Dennis: “I don’t think I’m ever satisfied. I would love to see LIONHEART played on some radio stations and get recognized more for what we are. Thanks to the people who are doing interviews like this, we’re limited to a small number of radio stations and probably small promotion — not keeping up with the big boys. I think MAIDEN did me a massive, massive favor from working with them. I wish it had gone on a little longer. In the first year of MAIDEN, from 1979 to 1980, we got to know one another well since it was a new project, whereas in the other bands, we knew one another. It’s one of those things where I still speak to the guys. I still see Steve, especially when he’s with BRITISH LION. It’s easy to see him then. What I am saying is that it’s helped me as a steppingstone to get known more. More with LIONHEART, before in 1980, it was me known as the ‘ex-guitarist of IRON MAIDEN.’ Now, I have come along so many years; it’s now ‘Steve Mann of Michael Schenker‘ and the rest of the guys. You get better known. It’s one of those things that I always wish we could play on a bigger stage. The way life’s gone over the last 50 years, I’m happy. I’m still pretty healthy. I’m coming up to 72 years of age. I’m still pretty agile. I don’t have a walking cane, but I’m still traveling. I’m lucky enough to be traveling around certain parts of the world that I probably wouldn’t have seen unless I’d booked a holiday. It’s given me some opportunities, and as any band member would tell you or anyone I know in the industry, you always want that little bit more for your band. Hopefully, after ‘The Grace Of A Dragonfly’, it’ll be such a great album, and as the band progresses, the production and songwriting get better. Same with the arrangements. I just want people around the world to listen to LIONHEART. I want to get more exposure for the band, but it’s hard when you have a small promotion company doing it.”

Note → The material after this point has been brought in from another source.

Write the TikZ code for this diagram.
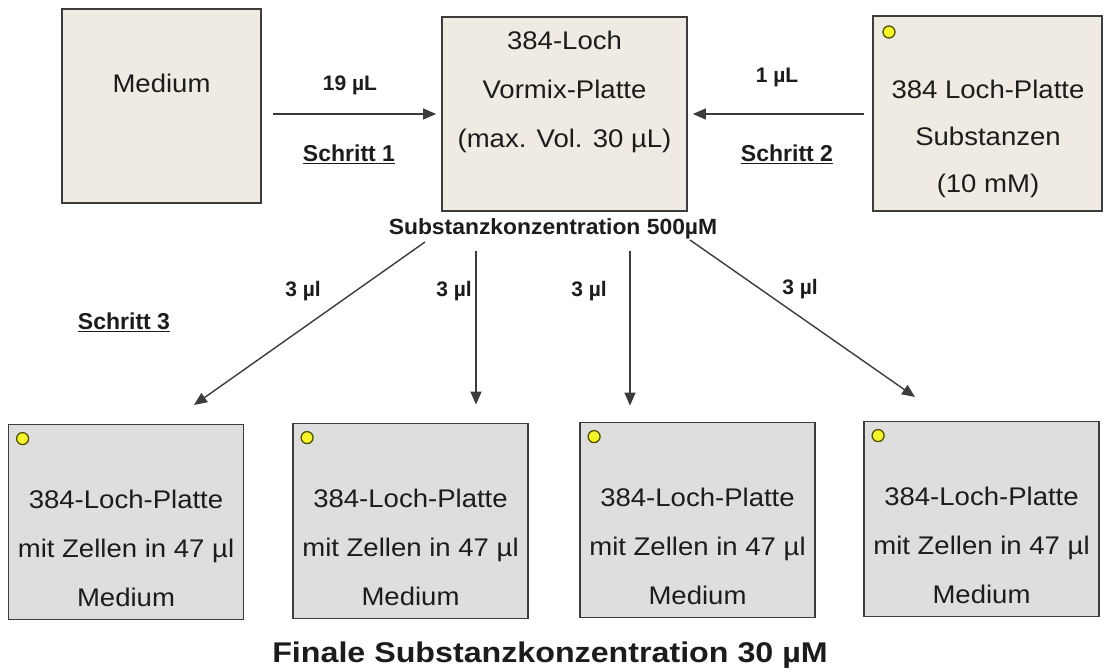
\documentclass[tikz,border=0pt]{standalone}
\usepackage{fontspec}
\setmainfont{Liberation Sans}
\newfontfamily\boxfont[FakeStretch=1.08]{Liberation Sans}
\newfontfamily\concfont[FakeStretch=1.04]{Liberation Sans}
\newfontfamily\finfont[FakeStretch=1.13]{Liberation Sans}
\usetikzlibrary{arrows.meta}
\definecolor{beige}{HTML}{EFEBE2}
\definecolor{plate}{HTML}{DEDEDE}
\definecolor{edge}{HTML}{3C3C3C}
\definecolor{ink}{HTML}{1C1C1C}
\definecolor{dot}{HTML}{F5F52A}
\definecolor{dotedge}{HTML}{505000}
\begin{document}
\begin{tikzpicture}[x=1pt,y=-1pt,
  topbox/.style={draw=edge,line width=1.8pt,fill=beige,inner sep=0pt},
  platebox/.style={draw=edge,line width=1.8pt,fill=plate,inner sep=0pt,minimum width=235,minimum height=195},
  boxtext/.style={align=center,font=\boxfont\fontsize{25.5}{49}\selectfont,text=ink,inner sep=0pt},
  vol/.style={font=\bfseries\fontsize{21}{24}\selectfont,text=ink,inner sep=0pt},
  steplbl/.style={font=\bfseries\fontsize{23}{26}\selectfont,text=ink,inner sep=0pt},
  flow/.style={draw=edge,line width=1.4pt,-{Triangle[length=13pt,width=11pt]}},
  welldot/.style={circle,draw=dotedge,fill=dot,line width=1.3pt,minimum size=12pt,inner sep=0pt}]
\useasboundingbox (0,0) rectangle (1114,672);
\fill[white] (0,0) rectangle (1114,672);

% top row
\node[topbox,minimum width=199,minimum height=194] (medium) at (161.5,106) {};
\node[boxtext] (mediumtxt) at (161.5,83) {Medium};
\node[topbox,minimum width=245,minimum height=194] (vormix) at (564.5,114) {};
\node[boxtext] (vormixtxt) at (564.5,92) {384-Loch\\Vormix-Platte\\(max. Vol. 30 µL)};
\node[topbox,minimum width=229,minimum height=195] (subst) at (987.5,113.5) {};
\node[welldot] (substdot) at (889,32) {};
\node[boxtext,font=\boxfont\fontsize{25.5}{47}\selectfont] (substtxt) at (988,139) {384 Loch-Platte\\Substanzen\\(10 mM)};

% horizontal transfers
\draw[flow,shorten <=11pt,shorten >=5pt] (medium.east |- vormix.west) -- (vormix.west);
\draw[flow,shorten <=8pt,shorten >=5pt] (subst.west |- vormix.east) -- (vormix.east);
\node[vol] (v19) at (350,85) {19 µL};
\node[steplbl] (st1) at (349,154) {\underline{Schritt 1}};
\node[vol] (v1) at (777,77) {1 µL};
\node[steplbl] (st2) at (787,154) {\underline{Schritt 2}};

% concentration
\node[font=\concfont\bfseries\fontsize{22}{25}\selectfont,text=ink,inner sep=0pt] (conc) at (553,229) {Substanzkonzentration 500µM};

% bottom plates
\node[platebox] (p1) at (126,522) {};
\node[platebox] (p2) at (410.5,521) {};
\node[platebox] (p3) at (697.5,520) {};
\node[platebox] (p4) at (981.5,519) {};
\foreach \p in {p1,p2,p3,p4}{
  \node[welldot] (\p dot) at ([xshift=15pt,yshift=-15pt]\p.north west) {};
  \node[boxtext] (\p txt) at ([yshift=-26pt]\p.center) {384-Loch-Platte\\mit Zellen in 47 µl\\Medium};
}

% step 3 transfers
\coordinate (s1) at (425,242);
\coordinate (s2) at (476,251);
\coordinate (s3) at (630,251);
\coordinate (s4) at (690,240);
\coordinate (t1) at (194,405);
\coordinate (t4) at (915,397);
\draw[flow] (s1) -- (t1);
\draw[flow,shorten >=18pt] (s2) -- (s2 |- p2.north);
\draw[flow,shorten >=16pt] (s3) -- (s3 |- p3.north);
\draw[flow] (s4) -- (t4);
\node[vol] (v3a) at (303,291) {3 µl};
\node[vol] (v3b) at (454,291) {3 µl};
\node[vol] (v3c) at (589,291) {3 µl};
\node[vol] (v3d) at (800,289) {3 µl};
\node[steplbl] (st3) at (124,322) {\underline{Schritt 3}};

% final
\node[font=\finfont\bfseries\fontsize{28.5}{32}\selectfont,text=ink,inner sep=0pt] (final) at (550,655) {Finale Substanzkonzentration 30 µM};
\end{tikzpicture}
\end{document}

Blabbermouth: Are you in touch with Paul Di’Anno at all these days?
Dennis: “No. Well, I’ll be honest with you: [Di’Anno manager] Stjepan Juras has been contacting me for the last two years regarding playing some gigs with Paul in Brazil. He called me many times, texted me and said, ‘Would you ever play with Paul?’ I said, ‘I never say never, but you called me in the middle of 2023. I’ve already booked a tour of Brazil with different promoters than you used. I’m not saying never, but at the moment, it’s the wrong time.’ I left it there. Then I spoke to him at a BRITISH LION gig, then I spoke to him again at the Racetrack and I said, ‘Look, I’m trying to be totally straight and honest with you. I’m never going to say I’m never playing with Paul, but at the moment, it’s the wrong time. He needs a lot of time in his recovery from his operation. I don’t suppose he enjoys singing in a wheelchair every night.’ My thing is that it’s too much for Paul at the moment. They’re rushing him into doing things. He’s got 50 shows this year. If that goes ahead, I wish him luck. It’s grueling.”
Blabbermouth: That makes me wonder whether retirement has crossed your mind, Dennis.
Dennis: “I can’t at this moment. I tried during COVID-19, and we ended up nearly starving. So that’s on hold for the moment, but I don’t want to.”